## [Short problem]
Please return exactly the run of lines that begins with the line containing "Recreate this image" and ends with the line containing "plainfont] (pguan) at", pictures excluded.

Charts and diagrams as code:
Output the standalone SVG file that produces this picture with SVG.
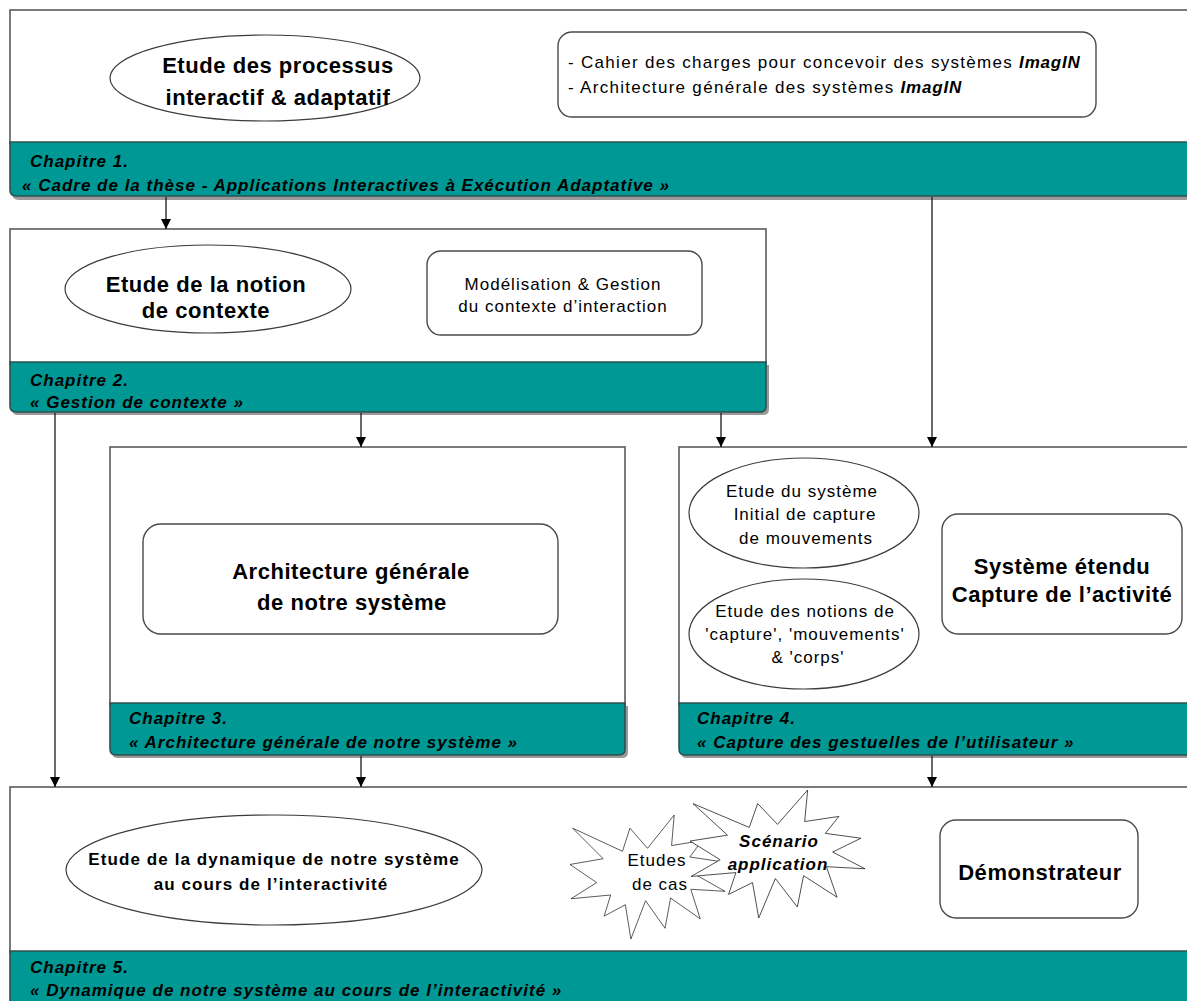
<svg xmlns="http://www.w3.org/2000/svg" width="1187" height="1001" viewBox="0 0 1187 1001">
  <defs>
    <style>
      .frame { fill: #ffffff; stroke: #5a5a5a; stroke-width: 1.6; }
      .bar { fill: #009894; stroke: #2e5250; stroke-width: 1.6; }
      .shadow { fill: #9a9a9a; }
      .oval { fill: #ffffff; stroke: #3c3c3c; stroke-width: 1.2; }
      .card { fill: #ffffff; stroke: #4a4a4a; stroke-width: 1.4; }
      .burst { fill: #ffffff; stroke: #1a1a1a; stroke-width: 1.1; }
      .link { fill: none; stroke: #1a1a1a; stroke-width: 1.3; }
      text { font-family: "Liberation Sans", Arial, sans-serif; fill: #000000; }
      .big { font-size: 22px; font-weight: bold; text-anchor: middle; letter-spacing: 0.55px; }
      .mid { font-size: 17px; font-weight: bold; text-anchor: middle; letter-spacing: 1.1px; }
      .reg { font-size: 17px; text-anchor: middle; letter-spacing: 1px; }
      .list { font-size: 17px; letter-spacing: 1.3px; }
      .cap { font-size: 17px; font-weight: bold; font-style: italic; letter-spacing: 1px; }
      .bi { font-size: 17px; font-weight: bold; font-style: italic; text-anchor: middle; letter-spacing: 1px; }
    </style>
    <marker id="arrow" viewBox="0 0 10 10" refX="10" refY="5" markerWidth="10" markerHeight="10" markerUnits="userSpaceOnUse" orient="auto">
      <path d="M0,0 L10,5 L0,10 z" fill="#000000"/>
    </marker>
    <!-- explosion outline on a 216 x 216 grid -->
    <polygon id="seal" points="108,58 145.22,0 141.55,53.25 183.8,44.57 167.02,73.15 210.97,81.37 176.07,104.75 216,132.9 168.37,129.42 181.45,180.95 140.2,144.57 132.47,197.37 105.32,149.35 84.85,216 77.15,156.27 47.62,176.17 56.67,139.37 1.35,145.87 37.22,117.75 0,86.15 46.27,76.17 3.7,22.95 73.12,63.2 83.52,22.95"/>
  </defs>

  <rect width="1187" height="1001" fill="#ffffff"/>

  <!-- Chapter 1 -->
  <g id="chapitre1">
    <rect class="frame" x="10" y="10" width="1185" height="134"/>
    <path class="shadow" d="M12,145 H1192 V193 Q1192,200 1185,200 H19 Q12,200 12,193 Z"/>
    <path class="bar" d="M10,142 H1192 V190 Q1192,196 1186,196 H16 Q10,196 10,190 Z"/>
    <ellipse class="oval" cx="265" cy="78" rx="155" ry="43"/>
    <text class="big" x="278" y="73">Etude des processus</text>
    <text class="big" x="278" y="105">interactif &amp; adaptatif</text>
    <rect class="card" x="558" y="32" width="538" height="85" rx="14"/>
    <text class="list" x="568" y="68">- Cahier des charges pour concevoir des systèmes <tspan font-weight="bold" font-style="italic" letter-spacing="0.8px">ImagIN</tspan></text>
    <text class="list" x="568" y="93">- Architecture générale des systèmes <tspan font-weight="bold" font-style="italic" letter-spacing="0.8px">ImagIN</tspan></text>
    <text class="cap" x="30" y="167">Chapitre 1.</text>
    <text class="cap" x="22" y="191">« Cadre de la thèse - Applications Interactives à Exécution Adaptative »</text>
  </g>

  <!-- Chapter 2 -->
  <g id="chapitre2">
    <rect class="frame" x="10" y="229" width="756" height="135"/>
    <path class="shadow" d="M12,365 H769 V409 Q769,415 763,415 H18 Q12,415 12,409 Z"/>
    <path class="bar" d="M10,362 H766 V406 Q766,412 760,412 H16 Q10,412 10,406 Z"/>
    <ellipse class="oval" cx="208" cy="289" rx="143" ry="44"/>
    <text class="big" x="206" y="292">Etude de la notion</text>
    <text class="big" x="206" y="318">de contexte</text>
    <rect class="card" x="427" y="251" width="275" height="84" rx="14"/>
    <text class="reg" x="563" y="290">Modélisation &amp; Gestion</text>
    <text class="reg" x="563" y="312">du contexte d’interaction</text>
    <text class="cap" x="30" y="386">Chapitre 2.</text>
    <text class="cap" x="30" y="408">« Gestion de contexte »</text>
  </g>

  <!-- Chapter 3 -->
  <g id="chapitre3">
    <rect class="frame" x="110" y="447" width="515" height="258"/>
    <path class="shadow" d="M112,706 H628 V752 Q628,758 622,758 H118 Q112,758 112,752 Z"/>
    <path class="bar" d="M110,703 H625 V749 Q625,755 619,755 H116 Q110,755 110,749 Z"/>
    <rect class="card" x="143" y="524" width="415" height="110" rx="18"/>
    <text class="big" x="351" y="579">Architecture générale</text>
    <text class="big" x="352" y="610">de notre système</text>
    <text class="cap" x="129" y="724">Chapitre 3.</text>
    <text class="cap" x="129" y="748">« Architecture générale de notre système »</text>
  </g>

  <!-- Chapter 4 -->
  <g id="chapitre4">
    <rect class="frame" x="679" y="447" width="516" height="258"/>
    <path class="shadow" d="M681,706 H1192 V752 Q1192,758 1186,758 H687 Q681,758 681,752 Z"/>
    <path class="bar" d="M679,703 H1192 V749 Q1192,755 1186,755 H685 Q679,755 679,749 Z"/>
    <ellipse class="oval" cx="804" cy="513" rx="115" ry="55"/>
    <text class="reg" x="802" y="497">Etude du système</text>
    <text class="reg" x="805" y="520">Initial de capture</text>
    <text class="reg" x="806" y="544">de mouvements</text>
    <ellipse class="oval" cx="804" cy="634" rx="115" ry="55"/>
    <text class="reg" x="805" y="617">Etude des notions de</text>
    <text class="reg" x="805" y="640">'capture', 'mouvements'</text>
    <text class="reg" x="808" y="663">&amp; 'corps'</text>
    <rect class="card" x="942" y="514" width="240" height="120" rx="16"/>
    <text class="big" x="1062" y="574">Système étendu</text>
    <text class="big" x="1062" y="602">Capture de l’activité</text>
    <text class="cap" x="697" y="724">Chapitre 4.</text>
    <text class="cap" x="697" y="748">« Capture des gestuelles de l’utilisateur »</text>
  </g>

  <!-- Chapter 5 -->
  <g id="chapitre5">
    <rect class="frame" x="10" y="787" width="1185" height="166"/>
    <path class="bar" d="M10,951 H1192 V1010 H10 Z"/>
    <ellipse class="oval" cx="274" cy="870" rx="208" ry="55"/>
    <text class="mid" x="274" y="865">Etude de la dynamique de notre système</text>
    <text class="mid" x="271" y="890">au cours de l’interactivité</text>
    <use href="#seal" class="burst" transform="translate(570,815) scale(0.7176,0.5741)" vector-effect="non-scaling-stroke"/>
    <text class="reg" x="657" y="866">Etudes</text>
    <text class="reg" x="660" y="890">de cas</text>
    <use href="#seal" class="burst" transform="translate(690,790) scale(0.8102,0.5926)" vector-effect="non-scaling-stroke"/>
    <text class="bi" x="779" y="847">Scénario</text>
    <text class="bi" x="778" y="870">application</text>
    <rect class="card" x="940" y="820" width="198" height="98" rx="16"/>
    <text class="big" x="1040" y="880">Démonstrateur</text>
    <text class="cap" x="30" y="973">Chapitre 5.</text>
    <text class="cap" x="30" y="996">« Dynamique de notre système au cours de l’interactivité »</text>
  </g>

  <!-- connectors -->
  <g id="connectors">
    <line class="link" x1="166" y1="197" x2="166" y2="229" marker-end="url(#arrow)"/>
    <line class="link" x1="932" y1="197" x2="932" y2="447" marker-end="url(#arrow)"/>
    <line class="link" x1="361" y1="413" x2="361" y2="447" marker-end="url(#arrow)"/>
    <line class="link" x1="721" y1="413" x2="721" y2="447" marker-end="url(#arrow)"/>
    <line class="link" x1="55" y1="413" x2="55" y2="787" marker-end="url(#arrow)"/>
    <line class="link" x1="361" y1="756" x2="361" y2="787" marker-end="url(#arrow)"/>
    <line class="link" x1="932" y1="756" x2="932" y2="787" marker-end="url(#arrow)"/>
  </g>
</svg>
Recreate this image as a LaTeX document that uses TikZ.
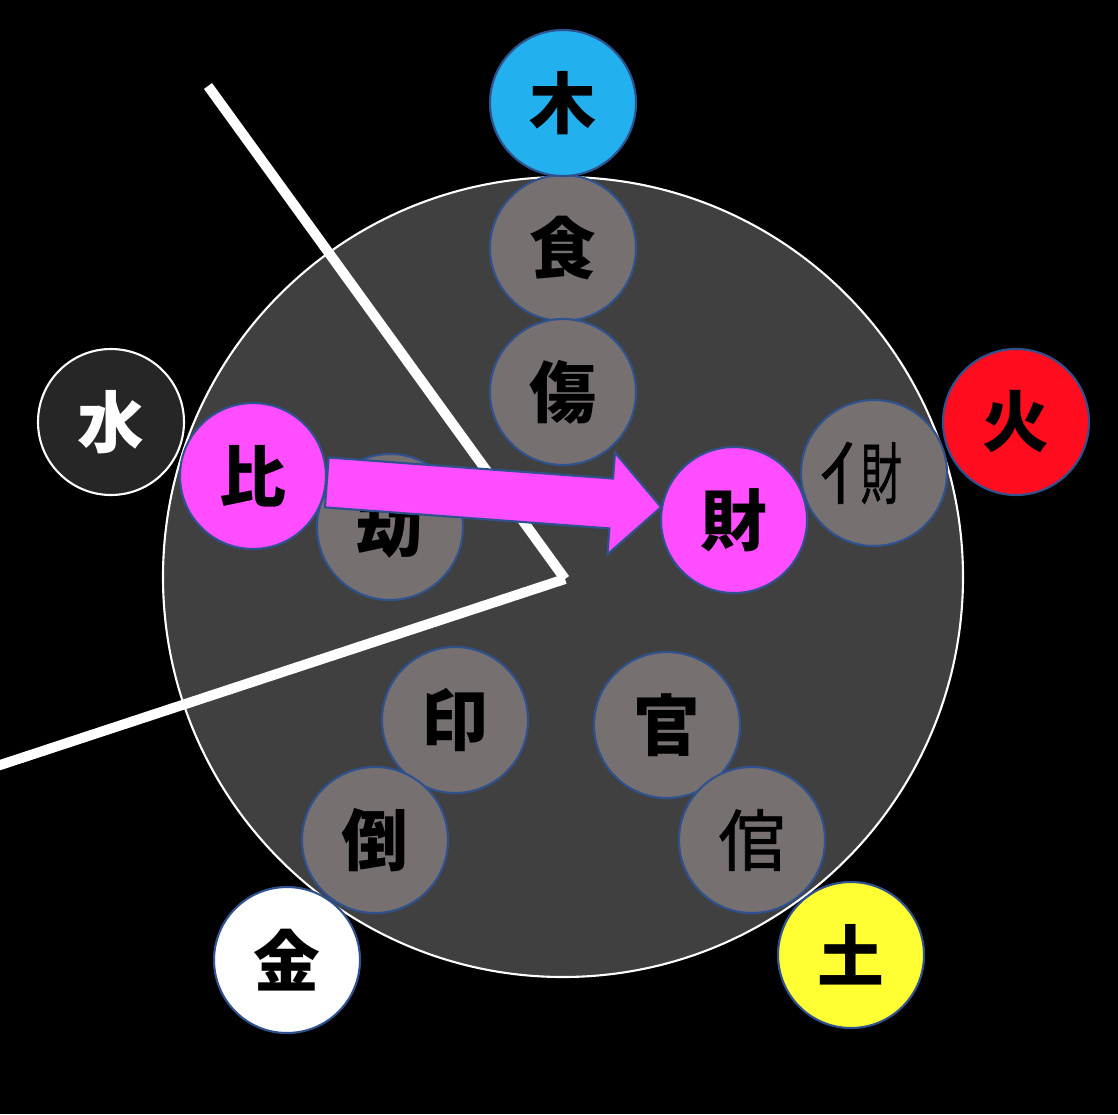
\documentclass[tikz,border=0pt]{standalone}
\usepackage{fontspec}
\usepackage{graphicx}
\usetikzlibrary{calc}
\newfontfamily\cjk{Noto Sans CJK JP}
\newfontfamily\cjkmed{Noto Sans CJK JP}[FakeBold=1.2]
\definecolor{wheelgray}{HTML}{404040}
\definecolor{godgray}{HTML}{767070}
\definecolor{rim}{HTML}{2F528F}
\definecolor{woodblue}{HTML}{22B0EE}
\definecolor{firered}{HTML}{FF0D1F}
\definecolor{earthyellow}{HTML}{FFFF33}
\definecolor{waterdark}{HTML}{262626}
\definecolor{pink}{HTML}{FF4DFF}

\begin{document}
\begin{tikzpicture}[
    ball/.style={circle, draw=rim, line width=0.6pt, minimum size=1.46cm, inner sep=0pt,
        font=\cjk\bfseries\fontsize{19}{19}\selectfont},
    god/.style={ball, fill=godgray},
    plainfont/.style={font=\cjkmed\fontsize{19}{19}\selectfont},
    arrowbody/.style={fill=pink, draw=rim, line width=0.6pt}]

    % background and frame
    \fill[black] (-5.63,-5.37) rectangle (5.55,5.77);
    \useasboundingbox (-5.63,-5.37) rectangle (5.55,5.77);

    \node[circle, draw=white, fill=wheelgray, line width=0.6pt, minimum size=8cm] (wheel) at (0,0) {};

    % white border line
    \coordinate (top) at (-3.55,4.91);
    \coordinate (bend) at (0.02,-0.02);
    \coordinate (left) at (-5.75,-1.92);
    \draw[white, line width=0.1cm] (top) -- (bend);
    \draw[white, line width=0.1cm] (bend) -- (left);

    % the ten gods
    \node[god] (shi) at (0,3.29) {食};
    \node[god] (shang) at (0,1.85) {傷};
    \node[god] (jie) at (-1.73,0.50) {劫};
    \node[god, plainfont] (pcai) at (3.11,1.04)
        {\makebox[0.22em]{亻}\scalebox{0.62}[1]{財}};
    \node[god] (yin) at (-1.08,-1.43) {印};
    \node[god] (guan) at (1.04,-1.48) {官};
    \node[god] (dao) at (-1.88,-2.63) {倒};
    \node[god, plainfont] (pguan) at (1.89,-2.63) {倌};

    % five elements
    \node[ball, fill=woodblue] (mu) at (0,4.74) {木};
    \node[ball, fill=firered] (huo) at (4.53,1.55) {火};
    \node[ball, fill=earthyellow] (tu) at (2.88,-3.78) {土};
    \node[ball, fill=white] (jin) at (-2.76,-3.83) {金};
    \node[ball, fill=waterdark, draw=white, text=white] (shui) at (-4.52,1.55) {水};

    \node[ball, fill=pink] (bi) at (-3.10,1.01) {比};
    \node[ball, fill=pink] (cai) at (1.71,0.57) {財};

    % block arrow bi -> cai
    \coordinate (s) at (bi.-5);
    \coordinate (t) at (cai.170);
    \coordinate (h) at ($(t)!0.5cm!(s)$);
    \draw[arrowbody] ($(s)!0.25cm!90:(t)$) -- ($(h)!0.25cm!-90:(s)$)
        -- ($(h)!0.51cm!-90:(s)$) -- (t) -- ($(h)!0.51cm!90:(s)$)
        -- ($(h)!0.25cm!90:(s)$) -- ($(s)!0.25cm!-90:(t)$) -- cycle;

\end{tikzpicture}
\end{document}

## [Completed task]
Recreate this image as a LaTeX document that uses TikZ.
\documentclass[tikz,border=0pt]{standalone}
\usepackage{fontspec}
\usepackage{graphicx}
\usetikzlibrary{calc}
\newfontfamily\cjk{Noto Sans CJK JP}
\newfontfamily\cjkmed{Noto Sans CJK JP}[FakeBold=1.2]
\definecolor{wheelgray}{HTML}{404040}
\definecolor{godgray}{HTML}{767070}
\definecolor{rim}{HTML}{2F528F}
\definecolor{woodblue}{HTML}{22B0EE}
\definecolor{firered}{HTML}{FF0D1F}
\definecolor{earthyellow}{HTML}{FFFF33}
\definecolor{waterdark}{HTML}{262626}
\definecolor{pink}{HTML}{FF4DFF}

\begin{document}
\begin{tikzpicture}[
    ball/.style={circle, draw=rim, line width=0.6pt, minimum size=1.46cm, inner sep=0pt,
        font=\cjk\bfseries\fontsize{19}{19}\selectfont},
    god/.style={ball, fill=godgray},
    plainfont/.style={font=\cjkmed\fontsize{19}{19}\selectfont},
    arrowbody/.style={fill=pink, draw=rim, line width=0.6pt}]

    % background and frame
    \fill[black] (-5.63,-5.37) rectangle (5.55,5.77);
    \useasboundingbox (-5.63,-5.37) rectangle (5.55,5.77);

    \node[circle, draw=white, fill=wheelgray, line width=0.6pt, minimum size=8cm] (wheel) at (0,0) {};

    % white border line
    \coordinate (top) at (-3.55,4.91);
    \coordinate (bend) at (0.02,-0.02);
    \coordinate (left) at (-5.75,-1.92);
    \draw[white, line width=0.1cm] (top) -- (bend);
    \draw[white, line width=0.1cm] (bend) -- (left);

    % the ten gods
    \node[god] (shi) at (0,3.29) {食};
    \node[god] (shang) at (0,1.85) {傷};
    \node[god] (jie) at (-1.73,0.50) {劫};
    \node[god, plainfont] (pcai) at (3.11,1.04)
        {\makebox[0.22em]{亻}\scalebox{0.62}[1]{財}};
    \node[god] (yin) at (-1.08,-1.43) {印};
    \node[god] (guan) at (1.04,-1.48) {官};
    \node[god] (dao) at (-1.88,-2.63) {倒};
    \node[god, plainfont] (pguan) at (1.89,-2.63) {倌};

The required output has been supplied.